>>>>

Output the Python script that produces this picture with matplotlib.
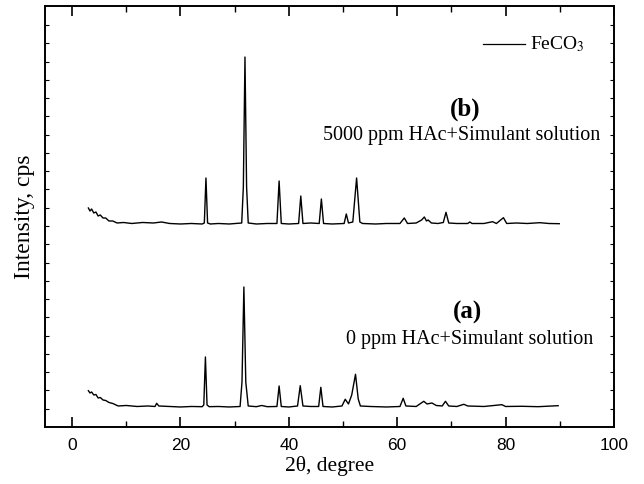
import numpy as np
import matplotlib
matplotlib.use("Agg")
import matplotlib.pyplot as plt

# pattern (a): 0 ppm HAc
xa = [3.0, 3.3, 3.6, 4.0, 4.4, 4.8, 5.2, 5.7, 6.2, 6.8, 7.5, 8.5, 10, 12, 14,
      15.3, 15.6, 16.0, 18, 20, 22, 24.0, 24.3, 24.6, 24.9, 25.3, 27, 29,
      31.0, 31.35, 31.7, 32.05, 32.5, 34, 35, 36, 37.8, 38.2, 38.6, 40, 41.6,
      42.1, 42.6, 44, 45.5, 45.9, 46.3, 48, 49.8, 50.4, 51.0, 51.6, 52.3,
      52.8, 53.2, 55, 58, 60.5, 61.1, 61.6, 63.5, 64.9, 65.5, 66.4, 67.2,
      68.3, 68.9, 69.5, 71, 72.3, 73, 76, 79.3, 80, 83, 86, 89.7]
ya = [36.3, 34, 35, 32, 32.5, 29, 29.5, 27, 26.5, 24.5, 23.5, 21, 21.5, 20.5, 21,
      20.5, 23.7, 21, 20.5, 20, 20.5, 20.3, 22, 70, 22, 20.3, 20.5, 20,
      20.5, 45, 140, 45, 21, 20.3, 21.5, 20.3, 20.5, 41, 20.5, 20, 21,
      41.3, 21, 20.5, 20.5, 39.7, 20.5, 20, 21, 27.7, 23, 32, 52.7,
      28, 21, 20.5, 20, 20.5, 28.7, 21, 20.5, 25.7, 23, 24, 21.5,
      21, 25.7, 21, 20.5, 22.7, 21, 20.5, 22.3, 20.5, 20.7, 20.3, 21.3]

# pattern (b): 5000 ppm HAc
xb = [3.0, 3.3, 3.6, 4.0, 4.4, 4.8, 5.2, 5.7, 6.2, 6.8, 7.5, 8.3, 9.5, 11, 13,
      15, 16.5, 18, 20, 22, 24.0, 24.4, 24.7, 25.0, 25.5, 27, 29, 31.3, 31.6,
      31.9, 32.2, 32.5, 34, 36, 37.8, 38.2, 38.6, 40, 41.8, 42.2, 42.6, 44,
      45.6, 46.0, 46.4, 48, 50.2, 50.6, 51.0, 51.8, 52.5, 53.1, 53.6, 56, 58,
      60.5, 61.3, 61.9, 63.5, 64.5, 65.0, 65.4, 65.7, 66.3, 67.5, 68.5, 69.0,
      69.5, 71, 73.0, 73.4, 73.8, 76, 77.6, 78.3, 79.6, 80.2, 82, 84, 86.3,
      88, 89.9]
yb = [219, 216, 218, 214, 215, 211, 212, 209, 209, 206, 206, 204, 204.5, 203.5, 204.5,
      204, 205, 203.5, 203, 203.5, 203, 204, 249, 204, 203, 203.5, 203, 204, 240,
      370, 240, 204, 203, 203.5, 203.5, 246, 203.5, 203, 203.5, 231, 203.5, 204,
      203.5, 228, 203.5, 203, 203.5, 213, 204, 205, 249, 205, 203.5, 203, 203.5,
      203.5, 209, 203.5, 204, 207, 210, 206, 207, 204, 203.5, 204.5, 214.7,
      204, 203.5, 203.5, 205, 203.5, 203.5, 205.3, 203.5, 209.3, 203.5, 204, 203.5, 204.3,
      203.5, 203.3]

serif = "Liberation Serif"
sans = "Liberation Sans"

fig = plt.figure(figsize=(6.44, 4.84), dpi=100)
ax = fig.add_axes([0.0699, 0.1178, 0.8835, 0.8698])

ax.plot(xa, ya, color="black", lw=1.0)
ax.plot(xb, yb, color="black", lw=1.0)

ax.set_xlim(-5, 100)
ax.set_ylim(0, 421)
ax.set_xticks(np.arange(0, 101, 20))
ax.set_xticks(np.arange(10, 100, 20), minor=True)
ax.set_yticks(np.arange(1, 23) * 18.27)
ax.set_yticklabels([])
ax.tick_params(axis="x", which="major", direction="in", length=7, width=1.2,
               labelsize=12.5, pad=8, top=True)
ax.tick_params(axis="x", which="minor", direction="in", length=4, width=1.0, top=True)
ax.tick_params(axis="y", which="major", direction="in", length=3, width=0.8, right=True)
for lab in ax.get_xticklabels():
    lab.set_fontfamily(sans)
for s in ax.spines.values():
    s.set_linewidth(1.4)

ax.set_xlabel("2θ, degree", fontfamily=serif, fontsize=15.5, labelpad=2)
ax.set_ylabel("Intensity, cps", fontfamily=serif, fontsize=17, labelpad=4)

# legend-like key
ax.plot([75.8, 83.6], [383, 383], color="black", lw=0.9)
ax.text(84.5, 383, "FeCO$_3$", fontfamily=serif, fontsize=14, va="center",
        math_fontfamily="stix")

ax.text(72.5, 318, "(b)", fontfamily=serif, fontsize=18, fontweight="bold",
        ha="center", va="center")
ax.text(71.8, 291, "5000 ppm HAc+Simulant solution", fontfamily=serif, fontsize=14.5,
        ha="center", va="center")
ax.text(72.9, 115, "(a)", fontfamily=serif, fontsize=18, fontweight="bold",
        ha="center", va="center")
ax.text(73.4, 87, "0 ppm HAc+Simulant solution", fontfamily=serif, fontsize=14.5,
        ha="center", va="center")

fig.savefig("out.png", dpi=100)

<<<<

**Your task:** Exclude the pictures, and transcribe all of the material exactly.

**Output below:**
Output the Python script that produces this picture with matplotlib.
import numpy as np
import matplotlib
matplotlib.use("Agg")
import matplotlib.pyplot as plt

# pattern (a): 0 ppm HAc
xa = [3.0, 3.3, 3.6, 4.0, 4.4, 4.8, 5.2, 5.7, 6.2, 6.8, 7.5, 8.5, 10, 12, 14,
      15.3, 15.6, 16.0, 18, 20, 22, 24.0, 24.3, 24.6, 24.9, 25.3, 27, 29,
      31.0, 31.35, 31.7, 32.05, 32.5, 34, 35, 36, 37.8, 38.2, 38.6, 40, 41.6,
      42.1, 42.6, 44, 45.5, 45.9, 46.3, 48, 49.8, 50.4, 51.0, 51.6, 52.3,
      52.8, 53.2, 55, 58, 60.5, 61.1, 61.6, 63.5, 64.9, 65.5, 66.4, 67.2,
      68.3, 68.9, 69.5, 71, 72.3, 73, 76, 79.3, 80, 83, 86, 89.7]
ya = [36.3, 34, 35, 32, 32.5, 29, 29.5, 27, 26.5, 24.5, 23.5, 21, 21.5, 20.5, 21,
      20.5, 23.7, 21, 20.5, 20, 20.5, 20.3, 22, 70, 22, 20.3, 20.5, 20,
      20.5, 45, 140, 45, 21, 20.3, 21.5, 20.3, 20.5, 41, 20.5, 20, 21,
      41.3, 21, 20.5, 20.5, 39.7, 20.5, 20, 21, 27.7, 23, 32, 52.7,
      28, 21, 20.5, 20, 20.5, 28.7, 21, 20.5, 25.7, 23, 24, 21.5,
      21, 25.7, 21, 20.5, 22.7, 21, 20.5, 22.3, 20.5, 20.7, 20.3, 21.3]

# pattern (b): 5000 ppm HAc
xb = [3.0, 3.3, 3.6, 4.0, 4.4, 4.8, 5.2, 5.7, 6.2, 6.8, 7.5, 8.3, 9.5, 11, 13,
      15, 16.5, 18, 20, 22, 24.0, 24.4, 24.7, 25.0, 25.5, 27, 29, 31.3, 31.6,
      31.9, 32.2, 32.5, 34, 36, 37.8, 38.2, 38.6, 40, 41.8, 42.2, 42.6, 44,
      45.6, 46.0, 46.4, 48, 50.2, 50.6, 51.0, 51.8, 52.5, 53.1, 53.6, 56, 58,
      60.5, 61.3, 61.9, 63.5, 64.5, 65.0, 65.4, 65.7, 66.3, 67.5, 68.5, 69.0,
      69.5, 71, 73.0, 73.4, 73.8, 76, 77.6, 78.3, 79.6, 80.2, 82, 84, 86.3,
      88, 89.9]
yb = [219, 216, 218, 214, 215, 211, 212, 209, 209, 206, 206, 204, 204.5, 203.5, 204.5,
      204, 205, 203.5, 203, 203.5, 203, 204, 249, 204, 203, 203.5, 203, 204, 240,
      370, 240, 204, 203, 203.5, 203.5, 246, 203.5, 203, 203.5, 231, 203.5, 204,
      203.5, 228, 203.5, 203, 203.5, 213, 204, 205, 249, 205, 203.5, 203, 203.5,
      203.5, 209, 203.5, 204, 207, 210, 206, 207, 204, 203.5, 204.5, 214.7,
      204, 203.5, 203.5, 205, 203.5, 203.5, 205.3, 203.5, 209.3, 203.5, 204, 203.5, 204.3,
      203.5, 203.3]

serif = "Liberation Serif"
sans = "Liberation Sans"

fig = plt.figure(figsize=(6.44, 4.84), dpi=100)
ax = fig.add_axes([0.0699, 0.1178, 0.8835, 0.8698])

ax.plot(xa, ya, color="black", lw=1.0)
ax.plot(xb, yb, color="black", lw=1.0)

ax.set_xlim(-5, 100)
ax.set_ylim(0, 421)
ax.set_xticks(np.arange(0, 101, 20))
ax.set_xticks(np.arange(10, 100, 20), minor=True)
ax.set_yticks(np.arange(1, 23) * 18.27)
ax.set_yticklabels([])
ax.tick_params(axis="x", which="major", direction="in", length=7, width=1.2,
               labelsize=12.5, pad=8, top=True)
ax.tick_params(axis="x", which="minor", direction="in", length=4, width=1.0, top=True)
ax.tick_params(axis="y", which="major", direction="in", length=3, width=0.8, right=True)
for lab in ax.get_xticklabels():
    lab.set_fontfamily(sans)
for s in ax.spines.values():
    s.set_linewidth(1.4)

ax.set_xlabel("2θ, degree", fontfamily=serif, fontsize=15.5, labelpad=2)
ax.set_ylabel("Intensity, cps", fontfamily=serif, fontsize=17, labelpad=4)

# legend-like key
ax.plot([75.8, 83.6], [383, 383], color="black", lw=0.9)
ax.text(84.5, 383, "FeCO$_3$", fontfamily=serif, fontsize=14, va="center",
        math_fontfamily="stix")

ax.text(72.5, 318, "(b)", fontfamily=serif, fontsize=18, fontweight="bold",
        ha="center", va="center")
ax.text(71.8, 291, "5000 ppm HAc+Simulant solution", fontfamily=serif, fontsize=14.5,
        ha="center", va="center")
ax.text(72.9, 115, "(a)", fontfamily=serif, fontsize=18, fontweight="bold",
        ha="center", va="center")
ax.text(73.4, 87, "0 ppm HAc+Simulant solution", fontfamily=serif, fontsize=14.5,
        ha="center", va="center")

fig.savefig("out.png", dpi=100)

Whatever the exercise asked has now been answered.